Educational Exchanges: Moritzburger Kinder and Schule der Freundschaft

Music class at Maxin-Gorki-Heim, sometime between September 1956 and February 1957. Photo: Höhne, Erich/Pohl, Erich, courtesy of the Deutsche Fotothek / df_hp_0048533_017 & df_hp_0048541_042
In a recent interview with Hai Nam Nguyen, conducted in Vietnam, Le Huy Van responded to a request to comment on his time in the German Democratic Republic (GDR) by focusing instead on the framework that hosted their interaction: Echos der Bruderländer. What is an echo? He proposed that ‘echoes aren’t truly the repetition of a sound. The reflections of sound waves are already distorted, changed when they come back. What I learned in the GDR, I absorbed, understood, and then modified. I didn’t take everything as it is… An echo also gives back somehow, doesn’t it?’
Le Huy Van studied at Maxim-Gorki-Heim (MGH) near Dresden from 1956–9. He was 12 years old when he made the trip from Hanoi to Dresden by train together with 200 children and five Vietnamese teachers in order to attend the boarding school that had been created especially for this purpose. One year earlier, sixty Vietnamese children had already been sent to the nearby Käthe-Kollwitz-Heim and former students of both schools became known as the Moritzburger Kinder (Moritzbuger children).

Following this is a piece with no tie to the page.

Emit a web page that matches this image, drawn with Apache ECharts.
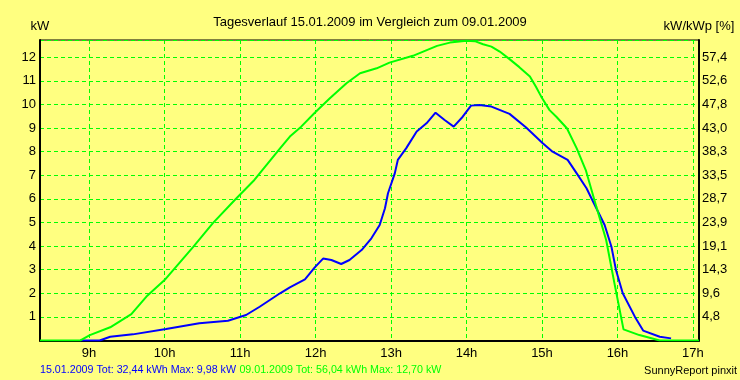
<!DOCTYPE html>
<html>
<head>
<meta charset="utf-8">
<script src="https://cdn.jsdelivr.net/npm/echarts@6/dist/echarts.min.js"></script>
<style>
html,body{margin:0;padding:0;background:#FFFF80;}
#chart{width:740px;height:380px;}
</style>
</head>
<body>
<div id="chart"></div>
<script>
// ---- data (time in decimal hours, power in kW) ----
const blueHours = [8.88, 9.14, 9.28, 9.58, 10.02, 10.46, 10.84, 11.08, 11.26, 11.53, 11.66, 11.86, 11.99, 12.10, 12.21, 12.34, 12.45, 12.61, 12.74, 12.85, 12.92, 12.96, 13.05, 13.09, 13.20, 13.34, 13.47, 13.59, 13.71, 13.83, 13.95, 14.06, 14.17, 14.33, 14.57, 14.79, 15.01, 15.14, 15.34, 15.46, 15.59, 15.72, 15.83, 15.92, 15.98, 16.07, 16.23, 16.34, 16.56, 16.71];
const blueKW    = [0, 0, 0.16, 0.26, 0.49, 0.73, 0.84, 1.08, 1.43, 2.00, 2.25, 2.59, 3.10, 3.47, 3.41, 3.24, 3.41, 3.83, 4.33, 4.89, 5.60, 6.24, 7.08, 7.65, 8.14, 8.85, 9.20, 9.65, 9.34, 9.06, 9.48, 9.95, 9.98, 9.91, 9.60, 9.02, 8.36, 8.00, 7.65, 7.08, 6.45, 5.60, 4.89, 3.97, 2.99, 2.00, 1.01, 0.42, 0.16, 0.09];

const greenHours = [8.35, 8.88, 9.01, 9.28, 9.56, 9.76, 10.00, 10.38, 10.64, 10.93, 11.19, 11.53, 11.66, 11.81, 11.99, 12.19, 12.41, 12.59, 12.81, 12.98, 13.29, 13.61, 13.78, 14.00, 14.11, 14.22, 14.33, 14.44, 14.57, 14.70, 14.84, 14.92, 14.99, 15.10, 15.19, 15.33, 15.46, 15.58, 15.72, 15.85, 15.96, 16.08, 16.29, 16.56, 17.08];
const greenKW    = [0, 0, 0.23, 0.56, 1.12, 1.86, 2.56, 3.97, 4.97, 5.95, 6.80, 8.14, 8.64, 9.06, 9.65, 10.26, 10.90, 11.32, 11.53, 11.77, 12.06, 12.48, 12.62, 12.70, 12.68, 12.55, 12.45, 12.24, 11.92, 11.58, 11.18, 10.75, 10.33, 9.76, 9.48, 8.99, 8.14, 7.22, 5.67, 4.26, 2.42, 0.47, 0.23, 0, 0];

const hourTicks = [9, 10, 11, 12, 13, 14, 15, 16, 17];
const kwTicks = [1, 2, 3, 4, 5, 6, 7, 8, 9, 10, 11, 12];
const pctLabels = ['4,8', '9,6', '14,3', '19,1', '23,9', '28,7', '33,5', '38,3', '43,0', '47,8', '52,6', '57,4'];

const titleText = 'Tagesverlauf 15.01.2009 im Vergleich zum 09.01.2009';
const blueSummary = '15.01.2009 Tot: 32,44 kWh Max: 9,98 kW';
const greenSummary = '09.01.2009 Tot: 56,04 kWh Max: 12,70 kW';
const creditText = 'SunnyReport pinxit';

// ---- chart ----
const FONT = '"Liberation Sans", Arial, sans-serif';
const GREEN = '#00FF00';
const BLUE = '#0000FF';
const zip = (xs, ys) => xs.map((x, i) => [x, ys[i]]);

const gridLine = { show: true, lineStyle: { color: GREEN, type: [4, 3], width: 1 } };

const chart = echarts.init(document.getElementById('chart'), null, { renderer: 'canvas' });
chart.setOption({
  backgroundColor: '#FFFF80',
  animation: false,
  title: {
    text: titleText, left: 'center', top: 11,
    textStyle: { fontFamily: FONT, fontSize: 13, fontWeight: 'normal', color: '#000' }
  },
  grid: {
    left: 40, right: 41, top: 40, height: 300.5,
    show: true, borderColor: '#000', borderWidth: 1, backgroundColor: 'transparent'
  },
  xAxis: {
    type: 'value', min: 8.35, max: 17.08,
    axisLine: { show: true, onZero: false, lineStyle: { color: '#000', width: 2 } },
    axisTick: { show: false, customValues: hourTicks },
    axisLabel: {
      customValues: hourTicks, margin: 6,
      formatter: v => v + 'h',
      fontFamily: FONT, fontSize: 13, color: '#000'
    },
    splitLine: gridLine
  },
  yAxis: [
    {
      type: 'value', min: 0, max: 12.73, interval: 1, position: 'left',
      name: 'kW', nameLocation: 'end', nameGap: 7,
      nameTextStyle: { fontFamily: FONT, fontSize: 13, color: '#000', align: 'center' },
      axisLine: { show: true, lineStyle: { color: '#000', width: 2 } },
      axisTick: { show: false },
      axisLabel: {
        customValues: kwTicks, margin: 4,
        fontFamily: FONT, fontSize: 13, color: '#000'
      },
      splitLine: gridLine
    },
    {
      type: 'value', min: 0, max: 12.73, interval: 1, position: 'right',
      name: 'kW/kWp [%]', nameLocation: 'end', nameGap: 7,
      nameTextStyle: { fontFamily: FONT, fontSize: 13, color: '#000', align: 'center' },
      axisLine: { show: true, lineStyle: { color: '#000', width: 2 } },
      axisTick: { show: false },
      axisLabel: {
        customValues: kwTicks, margin: 3,
        formatter: v => pctLabels[Math.round(v) - 1] || '',
        fontFamily: FONT, fontSize: 13, color: '#000'
      },
      splitLine: { show: false }
    }
  ],
  series: [
    {
      name: '15.01.2009', type: 'line', data: zip(blueHours, blueKW),
      showSymbol: false, symbol: 'none', smooth: false,
      lineStyle: { color: BLUE, width: 2 }, itemStyle: { color: BLUE }
    },
    {
      name: '09.01.2009', type: 'line', data: zip(greenHours, greenKW),
      showSymbol: false, symbol: 'none', smooth: false,
      lineStyle: { color: GREEN, width: 2 }, itemStyle: { color: GREEN }
    }
  ],
  graphic: [
    {
      type: 'text', left: 40, top: 364,
      style: {
        text: '{b|' + blueSummary + '} {g|' + greenSummary + '}',
        rich: {
          b: { fill: BLUE, fontFamily: FONT, fontSize: 10.7 },
          g: { fill: GREEN, fontFamily: FONT, fontSize: 10.7 }
        }
      }
    },
    {
      type: 'text', right: 3, top: 365,
      style: { text: creditText, fill: '#000', fontFamily: FONT, fontSize: 11 }
    }
  ]
});
</script>
</body>
</html>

After completing his schooling at MGH, Le Huy Van studied film in Dresden from 1959–62. He returned to North Vietnam afterwards to finish his education. When the US bombing started in 1965, Moritzburger students who finished 10th grade were again sent back to the GDR for higher education. He went to Halle’s Hochschule für industrielle Formgestaltung Halle–Burg Giebichenstein (University for Industrial Design Halle–Burg Giebichenstein) to study industrial design. After his university studies, he returned to North Vietnam and eventually became deputy director and vice rector of Hanoi University’s Industrial Fine Arts programme. He remained in close exchange with Halle colleagues and mentors, inviting them to Hanoi for educational exchanges, maintaining a relationship that continues into the present.
Large-scale educational exchanges between brother countries were marked by the active participation of various groups, including intellectuals, students, and teachers. These individuals and collectives engaged in intercultural dialogues and increased cross-border mobility, contributing to collaborative endeavours aimed at establishing educational institutions like boarding schools. Such initiatives were often tightly state-controlled. They were not only grounded in the socialist ideals of international cooperation but also intricately linked to overarching governmental strategies involving economic collaboration in infrastructure development and resource extraction. As the 1980s approached, these programmes gradually converged with a broader and globally visible policy shift towards developmental aid.
In 1982, the Schule der Freundschaft [School of friendship] opened its doors in Stassfurt, a small town just south of Magdeburg. While employing teachers from both the GDR and Mozambique, its student body was composed entirely of 900 Mozambican children, most of whom would stay and study in East Germany for at least six years. Their daily lives were dominated by a rigorous routine of learning and planned activities with few possibilities to contact their families back home. Living between the school’s dormitories during the week and their respective host families on weekends, most of the teenagers experienced little privacy. While some lasting friendships were established, many students later reported they felt an insurmountable distance between themselves and their German peers in Stassfurt. Conflicts began to arise in local night life as migrants were racially attacked, particularly for their interactions with German women. Within the material gathered here, former students Victor Celestino Muapula, Yolanda Tembe, and Francisca Raposo talk about their lives and experiences with researcher and artist Aghi, and offer excerpts from their private archives chronicling their time in the GDR.
While Mozambique and Vietnam shared a common interest in reintegrating acquired knowledge into their respective countries, this process was not without challenges. In the case of the Schule der Freundschaft, most returnees found they had no prospects in their civil-war-torn homelands and felt abandoned by the country in which they had spent their often isolated youth. From 1987 onwards, children of South West Africa People’s Organization (SWAPO) fighters from Namibia also joined the Schule der Freundschaft. But unlike students who returned to Mozambique and Vietnam, many Namibian students, after their return from the GDR years later, often struggled to reconcile with their estranged parents. In many cases, this led to them being taken in by German households who were descendants of colonial settlers in Namibia during the 1990s.
In the context of GDR-Vietnam educational exchange programmes, numerous efforts were made to modify curricula, aiming to align them with evolving societal contexts. As a result, certain initiatives persist to this day, such as those that Van contributed significantly to at the University of Design in Hanoi. This enduring legacy underscores the ongoing relevance and impact of these adapted programmes in the contemporary educational landscape.